▶ **Input for this task**:
● ● ● ● ● ● ●
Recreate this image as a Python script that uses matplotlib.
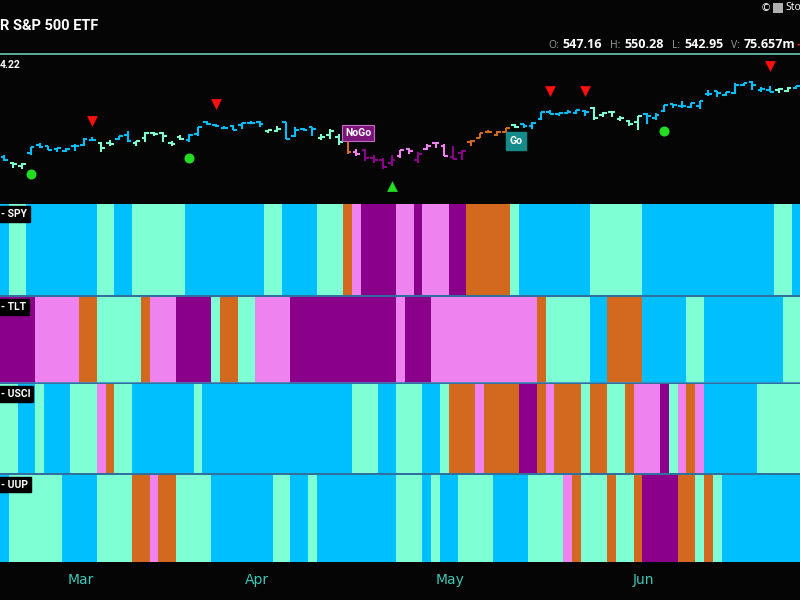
import matplotlib
matplotlib.use("Agg")
import matplotlib.pyplot as plt
import numpy as np
from matplotlib.patches import Rectangle

# trading days, index 0 = Feb 16 2024, last = Jun 27 2024
month_start = [9, 29, 51, 73]
month_labels = ["Mar", "Apr", "May", "Jun"]

spy_open = [
    501.7, 497.7, 495.4, 504.0, 509.3, 508.3, 506.7, 505.3, 508.1,
    508.9, 512.0, 510.2, 510.6, 513.1, 515.5, 510.5, 513.5, 516.7, 516.9, 510.2,
    514.0, 512.2, 515.8, 523.4, 522.1, 519.8, 521.2, 521.7, 523.2,
    523.8, 518.2, 517.7, 523.5, 514.5, 519.2, 520.5, 513.5, 515.7, 514.4, 515.1,
    504.9, 506.1, 501.0, 499.4, 497.8, 501.8, 506.6, 499.2, 506.4, 510.1, 508.6,
    501.4, 504.2, 511.2, 513.7, 517.6, 515.3, 517.4, 521.8, 522.6, 521.1, 525.8,
    529.9, 528.8, 529.6, 529.3, 530.7, 532.9, 527.9, 530.3, 525.7, 524.5, 523.6,
    529.0, 526.5, 530.8, 534.9, 533.7, 533.2, 534.1, 541.6, 543.2, 540.9, 542.1,
    547.2, 549.4, 544.4, 544.3, 543.9, 543.7, 545.4,
]
spy_high = [
    502.9, 498.4, 497.4, 508.0, 510.1, 508.7, 507.2, 506.9, 509.7,
    513.3, 514.2, 510.7, 512.1, 515.1, 518.2, 511.9, 517.4, 517.3, 517.1, 511.7,
    515.5, 516.0, 520.7, 524.1, 522.6, 520.9, 521.6, 523.2, 524.6,
    524.4, 518.9, 520.9, 523.9, 520.4, 520.2, 520.8, 516.2, 519.5, 515.8, 515.3,
    506.5, 506.2, 502.4, 500.5, 502.4, 506.1, 507.4, 504.3, 509.9, 510.8, 509.6,
    508.2, 505.9, 512.5, 516.6, 518.6, 517.7, 520.2, 522.6, 522.7, 523.8, 530.1,
    531.5, 529.5, 531.6, 531.5, 531.4, 533.1, 530.3, 530.5, 527.3, 525.2, 527.5,
    529.3, 529.2, 534.7, 535.4, 536.8, 535.9, 537.0, 544.1, 543.3, 543.0, 548.5,
    548.6, 550.1, 545.7, 546.9, 545.2, 546.2, 546.9,
]
spy_low = [
    498.8, 494.5, 493.6, 503.0, 507.1, 505.9, 504.7, 504.9, 505.4,
    508.6, 511.9, 504.9, 508.2, 512.2, 511.1, 508.5, 510.9, 514.9, 510.9, 508.1,
    512.4, 511.1, 515.1, 521.9, 520.4, 519.0, 518.4, 519.5, 522.8,
    520.6, 516.5, 517.5, 513.0, 514.0, 518.0, 514.9, 512.1, 512.6, 509.1, 503.6,
    502.2, 499.1, 497.8, 493.9, 495.4, 500.7, 503.1, 497.5, 505.7, 507.2, 501.9,
    499.9, 499.6, 508.6, 513.3, 516.4, 515.1, 516.7, 519.6, 519.7, 519.3, 525.2,
    528.5, 527.3, 529.2, 529.1, 527.6, 524.7, 527.1, 527.1, 524.1, 521.3, 518.4,
    522.6, 524.9, 529.9, 532.7, 532.5, 532.4, 532.1, 540.3, 539.6, 540.2, 541.6,
    546.7, 543.8, 543.0, 542.6, 542.4, 543.0, 544.6,
]
spy_close = [
    499.5, 496.8, 497.2, 507.5, 507.9, 506.0, 506.9, 506.3, 508.1,
    512.9, 512.3, 507.2, 509.8, 514.8, 511.7, 511.3, 516.8, 516.0, 515.0, 509.8,
    512.9, 515.7, 520.5, 522.2, 521.2, 519.8, 518.8, 523.2, 523.1,
    522.2, 518.8, 519.4, 513.1, 518.4, 518.7, 519.3, 514.1, 518.0, 510.9, 504.5,
    503.5, 500.6, 499.5, 495.2, 499.7, 505.7, 505.4, 503.5, 508.3, 510.1, 502.0,
    500.4, 505.0, 511.3, 516.6, 517.1, 517.2, 520.2, 520.8, 520.9, 523.3, 529.8,
    528.7, 529.5, 530.1, 531.4, 529.8, 526.0, 529.4, 529.8, 526.1, 522.6, 527.4,
    527.8, 528.4, 534.7, 534.7, 534.0, 535.7, 537.0, 541.4, 542.5, 542.8, 547.1,
    548.5, 547.0, 544.5, 542.7, 544.8, 545.5, 546.4,
]

# trend condition per day: B strong go, A weak go, O go fish, P weak nogo, M strong nogo
spy_trend = ("BAABBBBBB" "BBAABBAAAAAABBBBBBBB" "BAABBBBAAAOPMMMMPPMPPP"
             "MMOOOOOABBBBBBBBAAAAAA" "BBBBBBBBBBBBBBBAAB")
tlt_trend = ("MMMMPPPPP" "OOAAAAAOPPPMMMMAOOAA" "PPPPMMMMMMMMMMMMPMMMPP"
             "PPPPPPPPPPOAAAAABBOOOO" "BBBBBAABBBBBBBBBAA")
usci_trend = ("AABBABBBA" "AAPOAABBBBBBBABBBBBB" "BBBBBBBBBBBAAABBAAABBA"
              "OOOPOOOOMMOPOOOAOOAAOP" "PPMAPOPBBBBBBAAAAA")
uup_trend = ("BAAAAAABB" "BBAAAAOOPOOAAAABBBBB" "BBAABBABBBBBBBBBAAABAB"
             "BAAAABBBBAAAAPOAAAOAAO" "MMMMOOAOABBBBBBBBB")
panel_names = ["- SPY", "- TLT", "- USCI", "- UUP"]

sell_days = [10, 24, 62, 66, 87]
sell_level = [524.3, 535.2, 543.4, 543.4, 559.4]
dot_days = [3, 21, 75]
dot_level = [490.6, 500.8, 518.0]
buy_days = [44]
buy_level = [482.9]

TREND = {"B": "#00bfff", "A": "#7fffd4", "O": "#d2691e", "P": "#ee82ee", "M": "#8b008b"}
BG = "#050505"
W, H = 800, 600


def fx(px):
    return px / W


def fy(py):
    return 1 - py / H


fig = plt.figure(figsize=(8, 6), dpi=100, facecolor=BG)
n = len(spy_close)
x = np.arange(n)
xlim = (-0.5, 90.4)

# price panel
ax = fig.add_axes([0, fy(203), 1, (203 - 55) / H], facecolor=BG)
cols = [TREND[c] for c in spy_trend]
ax.vlines(x, spy_low, spy_high, colors=cols, lw=1.5)
ax.hlines(spy_open, x - 0.42, x, colors=cols, lw=1.5)
ax.hlines(spy_close, x, x + 0.42, colors=cols, lw=1.5)
ax.scatter(sell_days, sell_level, marker="v", s=60, color="#ff1010", lw=0)
ax.scatter(dot_days, dot_level, marker="o", s=52, color="#22dd22", lw=0)
ax.scatter(buy_days, buy_level, marker="^", s=60, color="#22dd22", lw=0)
ax.text(40.2, 516.7, "NoGo", ha="center", va="center", color="white", fontsize=7.5,
        weight="bold", family="Roboto",
        bbox=dict(boxstyle="square,pad=0.3", fc="#7a1478", ec="#c070c0", lw=0.8))
ax.text(58.1, 511.6, "Go", ha="center", va="center", color="white", fontsize=7.5,
        weight="bold", family="Roboto",
        bbox=dict(boxstyle="square,pad=0.35", fc="#178a8a", ec="#178a8a"))
ax.set_xlim(*xlim)
ax.set_ylim(472.1, 566.4)
ax.axis("off")

# trend panels
panels = [(204, 295), (297, 382.5), (384, 472.5), (474.5, 562)]
trends = [spy_trend, tlt_trend, usci_trend, uup_trend]
for (top, bottom), trend, name in zip(panels, trends, panel_names):
    pax = fig.add_axes([0, fy(bottom), 1, (bottom - top) / H], facecolor=BG)
    pax.bar(x, 1, width=1.0, color=[TREND[c] for c in trend], lw=0, antialiased=False)
    pax.set_xlim(*xlim)
    pax.set_ylim(0, 1)
    pax.set_yticks([])
    for s in pax.spines.values():
        s.set_visible(False)
    pax.set_xticks([])
    pax.text(1 / W, 1 - 10 / (bottom - top), name, transform=pax.transAxes,
             ha="left", va="center", color="white", fontsize=7.5, weight="bold",
             family="Roboto",
             bbox=dict(boxstyle="square,pad=0.25", fc="black", ec="black"))
    last = pax

# separators between panels
for y in [296, 383.2, 473.5]:
    fig.add_artist(plt.Line2D([0, 1], [fy(y), fy(y)], color="#3b86bd", lw=1.2))

last.set_xticks([d - 0.35 for d in month_start])
last.set_xticklabels(month_labels, color="#3cc8b8", fontsize=10)
last.tick_params(axis="x", length=0, pad=8)

# header
fig.add_artist(plt.Line2D([0, 1], [fy(54), fy(54)], color="#6cc4b2", lw=1.2))
fig.text(fx(0), fy(26), "R S&P 500 ETF", color="white", fontsize=10.5, weight="bold",
         family="Roboto", ha="left", va="center")
fig.text(fx(0), fy(65), "4.22", color="white", fontsize=7.5, weight="bold",
         family="Roboto", ha="left", va="center")
ohlc = [(548, "O:", 562, "547.16"), (610, "H:", 624, "550.28"),
        (672, "L:", 684, "542.95"), (731, "V:", 744, "75.657m")]
for lx, lab, vx, val in ohlc:
    fig.text(fx(lx), fy(45), lab, color="#9a9a9a", fontsize=7.5, family="Open Sans",
             ha="left", va="center")
    fig.text(fx(vx), fy(45), val, color="white", fontsize=9, weight="bold",
             family="Open Sans", ha="left", va="center")
fig.text(fx(796), fy(45), "-", color="#ff2020", fontsize=8, weight="bold", ha="left", va="center")
fig.text(fx(761), fy(8), "©", color="white", fontsize=7.5, ha="left", va="center")
fig.add_artist(Rectangle((fx(773), fy(13)), 10 / W, 10 / H, transform=fig.transFigure,
                         fc="#b0b0b0", ec="none"))
fig.text(fx(785), fy(8), "Sto", color="white", fontsize=7.5, family="Open Sans",
         ha="left", va="center")

fig.savefig("out.png", dpi=100, facecolor=BG)
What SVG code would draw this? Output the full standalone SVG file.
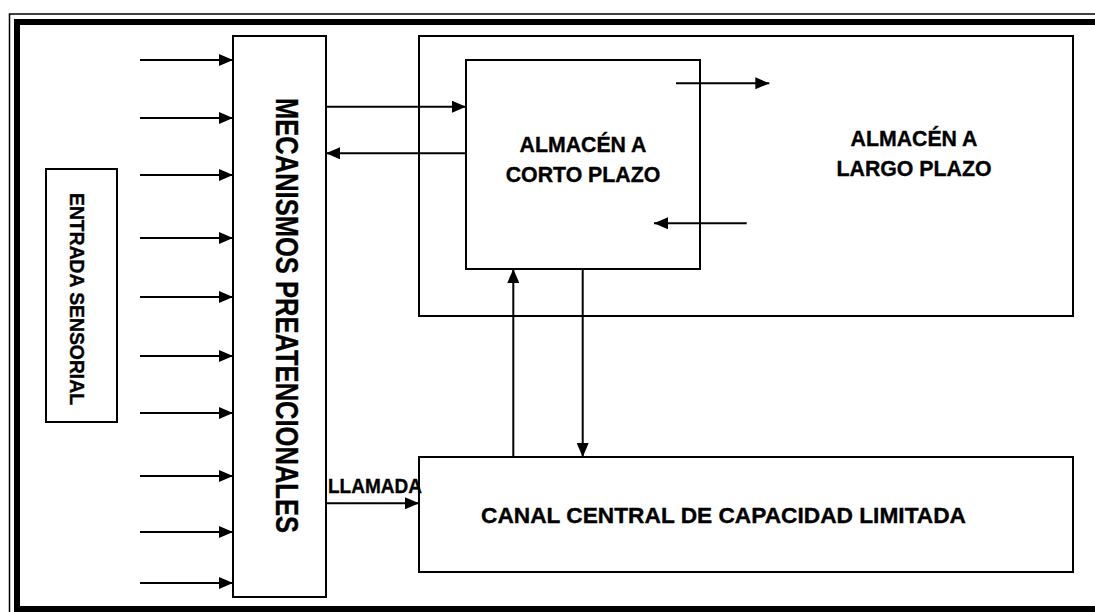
<svg xmlns="http://www.w3.org/2000/svg" width="1095" height="612" viewBox="0 0 1095 612">
<style>
.box{fill:#fff;stroke:#000;stroke-width:2}
.con{stroke:#000;stroke-width:2;fill:none;marker-end:url(#ah)}
.t{font-family:"Liberation Sans",Arial,sans-serif;font-weight:bold;fill:#000;stroke:#000;stroke-width:0.35}
</style>
<defs>
<marker id="ah" markerUnits="userSpaceOnUse" markerWidth="14" markerHeight="12" refX="14" refY="6" orient="auto">
<path d="M0,0 L14,6 L0,12 z" fill="#000"/>
</marker>
</defs>
<rect width="1095" height="612" fill="#fff"/>
<g id="frame">
<rect x="9.5" y="14" width="1100" height="620" fill="none" stroke="#000" stroke-width="1.5"/>
<rect x="17" y="22" width="1100" height="587" fill="none" stroke="#000" stroke-width="6"/>
</g>
<g id="entrada">
<rect class="box" x="46" y="169" width="71" height="253"/>
<text class="t" font-size="19.5" text-anchor="middle" transform="translate(70,299) rotate(90)" textLength="212" lengthAdjust="spacingAndGlyphs">ENTRADA SENSORIAL</text>
</g>
<g id="mecanismos">
<rect class="box" x="233" y="36" width="93" height="561"/>
<text class="t" font-size="32" text-anchor="middle" transform="translate(276,315.5) rotate(90)" textLength="435" lengthAdjust="spacingAndGlyphs">MECANISMOS PREATENCIONALES</text>
</g>
<g id="largo">
<rect class="box" x="419" y="36" width="654" height="280"/>
<text class="t" font-size="21.3" text-anchor="middle" x="914" y="146">ALMACÉN A</text>
<text class="t" font-size="21.3" text-anchor="middle" x="914" y="176">LARGO PLAZO</text>
</g>
<g id="corto">
<rect class="box" x="466" y="60" width="234" height="209"/>
<text class="t" font-size="21.3" text-anchor="middle" x="583" y="151.7">ALMACÉN A</text>
<text class="t" font-size="21.3" text-anchor="middle" x="583" y="181.7">CORTO PLAZO</text>
</g>
<g id="canal">
<rect class="box" x="419" y="457" width="654" height="115"/>
<text class="t" font-size="22.5" x="481" y="522.7" textLength="485" lengthAdjust="spacingAndGlyphs">CANAL CENTRAL DE CAPACIDAD LIMITADA</text>
</g>
<g id="connectors">
<line class="con" x1="140" y1="60" x2="233" y2="60"/>
<line class="con" x1="140" y1="118" x2="233" y2="118"/>
<line class="con" x1="140" y1="175" x2="233" y2="175"/>
<line class="con" x1="140" y1="238" x2="233" y2="238"/>
<line class="con" x1="140" y1="297" x2="233" y2="297"/>
<line class="con" x1="140" y1="356" x2="233" y2="356"/>
<line class="con" x1="140" y1="413" x2="233" y2="413"/>
<line class="con" x1="140" y1="476" x2="233" y2="476"/>
<line class="con" x1="140" y1="532" x2="233" y2="532"/>
<line class="con" x1="140" y1="583" x2="233" y2="583"/>
<line class="con" x1="326" y1="106.7" x2="466" y2="106.7"/>
<line class="con" x1="466" y1="153.3" x2="326" y2="153.3"/>
<line class="con" x1="676" y1="83.3" x2="769.3" y2="83.3"/>
<line class="con" x1="746.7" y1="223.3" x2="654" y2="223.3"/>
<line class="con" x1="513.3" y1="457" x2="513.3" y2="269"/>
<line class="con" x1="582.7" y1="269" x2="582.7" y2="457"/>
<line class="con" x1="326" y1="503.3" x2="419" y2="503.3"/>
<text class="t" font-size="20.5" x="328" y="492.7" textLength="94" lengthAdjust="spacingAndGlyphs">LLAMADA</text>
</g>
</svg>
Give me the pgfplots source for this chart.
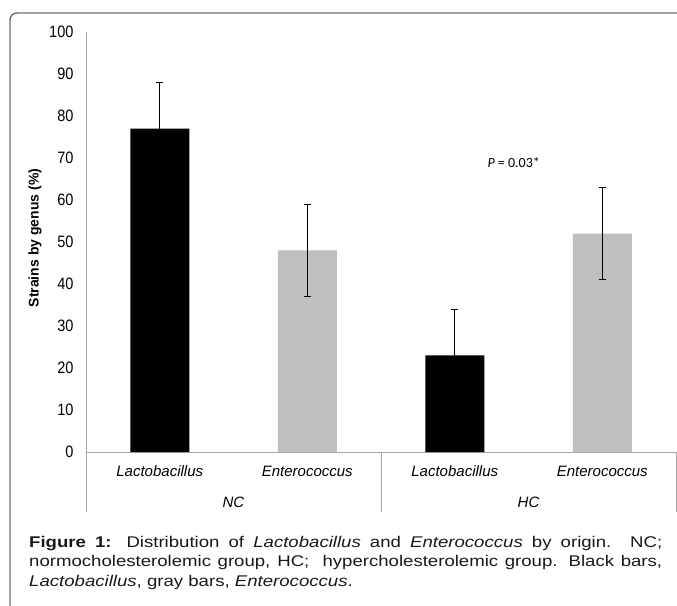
\documentclass[border=0pt]{standalone}
\usepackage{pgfplots}
\pgfplotsset{compat=1.18}
\usepackage{fontspec}
\setmainfont{Liberation Sans}
\newfontfamily\carlito{Carlito}
\newfontfamily\capfont[FakeStretch=1.2]{Liberation Sans}
\newfontfamily\tickfont[FakeStretch=0.88]{Liberation Sans}
\definecolor{framegray}{HTML}{6E6E6E}
\definecolor{axgray}{HTML}{A6A6A6}
\definecolor{bargray}{HTML}{BFBFBF}
\begin{document}
\begin{tikzpicture}
\useasboundingbox (0pt,0pt) rectangle (677pt,-605pt);
\draw[framegray, line width=1.4pt, rounded corners=7pt] (10pt,-610pt) -- (10pt,-13pt) -- (690pt,-13pt);
\begin{axis}[
  at={(86pt,-452pt)}, anchor=south west,
  scale only axis, width=590pt, height=420pt,
  xmin=0, xmax=4, ymin=0, ymax=100,
  axis x line*=bottom, axis y line*=left,
  axis line style={axgray, line width=0.9pt, -},
  xtick=\empty,
  ytick={0,10,...,100},
  major tick length=0pt,
  yticklabel style={font=\tickfont\fontsize{16.5}{18}\selectfont, anchor=east, xshift=-9pt},
  /pgf/number format/assume math mode=true,
  clip=false,
  bar width=0.4,
]
\addplot[ybar, bar shift=0pt, fill=black, draw=none,
  error bars/.cd, y dir=both, y explicit,
  error bar style={black, line width=0.7pt},
  error mark options={rotate=90, mark size=3.5pt, black, line width=0.7pt}]
  coordinates {(0.5,77) +- (0,11) (2.5,23) +- (0,11)};
\addplot[ybar, bar shift=0pt, fill=bargray, draw=none,
  error bars/.cd, y dir=both, y explicit,
  error bar style={black, line width=0.7pt},
  error mark options={rotate=90, mark size=3.5pt, black, line width=0.7pt}]
  coordinates {(1.5,48) +- (0,11) (3.5,52) +- (0,11)};
\foreach \xx in {0,2,4} {
  \edef\tmp{\noexpand\draw[axgray, line width=0.9pt] (axis cs:\xx,0) -- ++(0pt,-60pt);}\tmp
}
\node[font=\itshape\fontsize{15}{17}\selectfont] at (axis cs:0.5,0) [yshift=-19pt] {Lactobacillus};
\node[font=\itshape\fontsize{15}{17}\selectfont] at (axis cs:1.5,0) [yshift=-19pt] {Enterococcus};
\node[font=\itshape\fontsize{15}{17}\selectfont] at (axis cs:2.5,0) [yshift=-19pt] {Lactobacillus};
\node[font=\itshape\fontsize{15}{17}\selectfont] at (axis cs:3.5,0) [yshift=-19pt] {Enterococcus};
\node[font=\itshape\fontsize{15}{17}\selectfont] at (axis cs:1,0) [yshift=-50pt] {NC};
\node[font=\itshape\fontsize{15}{17}\selectfont] at (axis cs:3,0) [yshift=-50pt] {HC};
\node[font=\carlito\fontsize{14}{16}\selectfont] at (axis cs:2.9,69) {\textit{P} = 0.03*};
\end{axis}
\node[rotate=90, font=\bfseries\fontsize{14}{16}\selectfont] at (35pt,-238pt) {Strains by genus (\%)};
\node[anchor=north west, text width=633pt, align=justify, inner sep=0pt,
  font=\capfont\fontsize{15.5}{19.3}\selectfont, text=black!90] at (29pt,-536pt)
  {\textbf{Figure 1:} Distribution of \textit{Lactobacillus} and \textit{Enterococcus} by origin. NC;\linebreak
  normocholesterolemic group, HC;\ \ hypercholesterolemic group. Black bars,\linebreak
  \textit{Lactobacillus}, gray bars, \textit{Enterococcus}.};
\end{tikzpicture}
\end{document}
● ● ● ● ● ● ●
▶ **Exercise goal**: Restate only the lines running from the start of the material above through the line containing "from matplotlib.patches import Rectangle", ends included. No pictures.

▶ **The result**:
Recreate this image as a Python script that uses matplotlib.
import matplotlib
matplotlib.use("Agg")
import matplotlib.pyplot as plt
import numpy as np
from matplotlib.patches import Rectangle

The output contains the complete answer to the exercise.